When major storms knock out power, our line crews take all necessary precautions before they get to work on any downed lines. I would encourage you to also practice safety and preparedness to protect your family during major storms and outages.
The Federal Emergency Management Agency recommends the items below as a starting point for storm and disaster preparedness, but you can visit www.ready.gov for additional resources.
Stock your pantry with a three-day supply of non-perishable food, such as canned goods, energy bars, peanut butter, powdered milk, instant coffee, water and other essentials (i.e., diapers and toiletries).
Confirm that you have adequate sanitation and hygiene supplies including towelettes, soap and hand sanitizer.
Ensure your first aid kit is stocked with pain relievers, bandages and other medical essentials, and make sure your prescriptions are current.
Set aside basic household items you will need, including flashlights, batteries, a manual can opener and portable, battery-powered radio or TV.
Organize emergency supplies so they are easily accessible in one location.
In the event of a prolonged power outage, turn off major appliances, TVs, computers and other sensitive electronics. This will help avert damage from a power surge, and will also help prevent overloading the circuits during power restoration.
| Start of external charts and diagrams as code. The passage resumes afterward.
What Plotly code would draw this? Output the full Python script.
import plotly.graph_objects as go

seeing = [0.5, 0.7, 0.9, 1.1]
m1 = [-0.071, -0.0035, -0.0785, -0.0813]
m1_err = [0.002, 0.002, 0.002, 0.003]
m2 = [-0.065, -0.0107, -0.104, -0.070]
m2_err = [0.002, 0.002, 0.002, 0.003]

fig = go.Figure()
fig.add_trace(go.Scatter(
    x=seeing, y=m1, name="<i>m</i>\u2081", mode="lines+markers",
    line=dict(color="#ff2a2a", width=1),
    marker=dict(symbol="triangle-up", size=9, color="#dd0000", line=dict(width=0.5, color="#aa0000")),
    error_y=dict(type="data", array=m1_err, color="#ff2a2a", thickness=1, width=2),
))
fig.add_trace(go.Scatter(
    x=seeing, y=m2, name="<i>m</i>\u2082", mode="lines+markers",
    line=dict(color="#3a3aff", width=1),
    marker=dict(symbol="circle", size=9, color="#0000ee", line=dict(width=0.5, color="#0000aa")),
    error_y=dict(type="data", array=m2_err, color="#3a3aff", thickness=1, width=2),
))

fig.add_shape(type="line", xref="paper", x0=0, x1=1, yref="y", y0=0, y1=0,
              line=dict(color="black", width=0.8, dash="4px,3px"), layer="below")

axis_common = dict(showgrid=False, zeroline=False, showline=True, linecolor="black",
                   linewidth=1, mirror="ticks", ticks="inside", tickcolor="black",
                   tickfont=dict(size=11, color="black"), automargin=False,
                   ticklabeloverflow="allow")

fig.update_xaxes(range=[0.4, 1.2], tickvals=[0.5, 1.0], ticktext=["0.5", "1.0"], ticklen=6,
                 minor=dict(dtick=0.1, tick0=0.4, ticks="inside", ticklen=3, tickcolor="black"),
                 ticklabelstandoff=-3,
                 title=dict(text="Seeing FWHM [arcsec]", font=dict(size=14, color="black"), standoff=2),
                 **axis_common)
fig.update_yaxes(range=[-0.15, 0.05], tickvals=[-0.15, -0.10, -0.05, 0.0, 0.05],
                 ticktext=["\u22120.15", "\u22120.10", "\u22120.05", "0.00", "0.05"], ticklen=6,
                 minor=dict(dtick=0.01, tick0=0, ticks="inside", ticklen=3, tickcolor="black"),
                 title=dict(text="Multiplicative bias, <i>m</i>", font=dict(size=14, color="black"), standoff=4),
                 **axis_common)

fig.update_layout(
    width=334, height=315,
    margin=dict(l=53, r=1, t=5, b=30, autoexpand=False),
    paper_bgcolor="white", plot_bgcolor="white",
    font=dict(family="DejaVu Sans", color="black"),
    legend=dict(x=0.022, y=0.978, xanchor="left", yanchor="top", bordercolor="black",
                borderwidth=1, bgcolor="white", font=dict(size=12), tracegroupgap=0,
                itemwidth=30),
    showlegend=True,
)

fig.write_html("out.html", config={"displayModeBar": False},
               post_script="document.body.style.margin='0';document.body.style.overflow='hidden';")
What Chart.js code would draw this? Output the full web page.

That said, do leave one light on so you will know when power is restored. If you plan to use a small generator, make sure it’s rated to handle the amount of power you will need, and always review the manufacturer’s instructions to operate it safely.
After the storm, avoid downed power lines and walking through flooded areas where power lines could be submerged. Allow ample room for utility crews to safely perform their jobs, including on your property.
Advance planning for severe storms or other emergencies can reduce stress and anxiety caused by the weather event and can lessen the impact of the storm’s effects. Sign up for NOAA emergency alerts and warnings.
I hope we don’t experience severe storms this summer, but we can never predict Mother Nature’s plans. At Marshall County REMC we recommend that you act today because there is power in planning. From our co-op family to yours, we hope you have a safe and wonderful summer.